New £90,000 remittance basis charge for non-doms may be unwelcome, but is unlikely to drive anyone overseas (DK approved).
From April 2015 people who have been resident but not domiciled in the UK for at least 17 of the last 20 tax years will face a new remittance basis charge (RBC) of £90,000. In addition, the current charge of £50,000 for those resident for at least 12 of the last 14 tax years will increase to £60,000. However, the £30,000 charge for those resident for seven of the last nine years remains unchanged.
The increase is not surprising. The UK remains a very desirable location for people with international wealth. One reason is that those who are UK resident but not domiciled can earn millions of pounds overseas yet pay no UK tax so long as they keep the funds overseas.
Consequently, the £90,000 annual charge is a relatively small sum – roughly equal to the income tax that would be due on a UK salary of £230,000.
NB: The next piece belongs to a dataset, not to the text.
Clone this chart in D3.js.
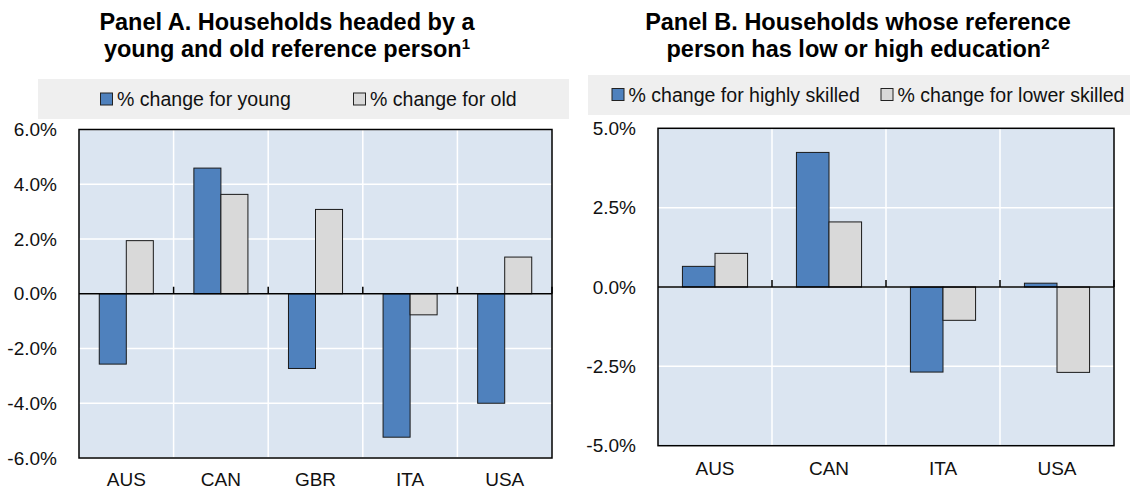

The Government is also considering making the election for the RBC to apply for a minimum of three years. This new rule is designed to prevent perceived abuse of the current rules, where an election to pay the charge is a one-off in a year in which they have a significant level of offshore income or realise a large gain offshore. Should the change be implemented, individuals will need to carefully consider whether to elect for the RBC, as the cost of an election could be £270,000. The change is unlikely to have an impact on those who have
sufficiently large amounts of unremitted offshore income and gains each year such as to warrant payment of the remittance basis charge.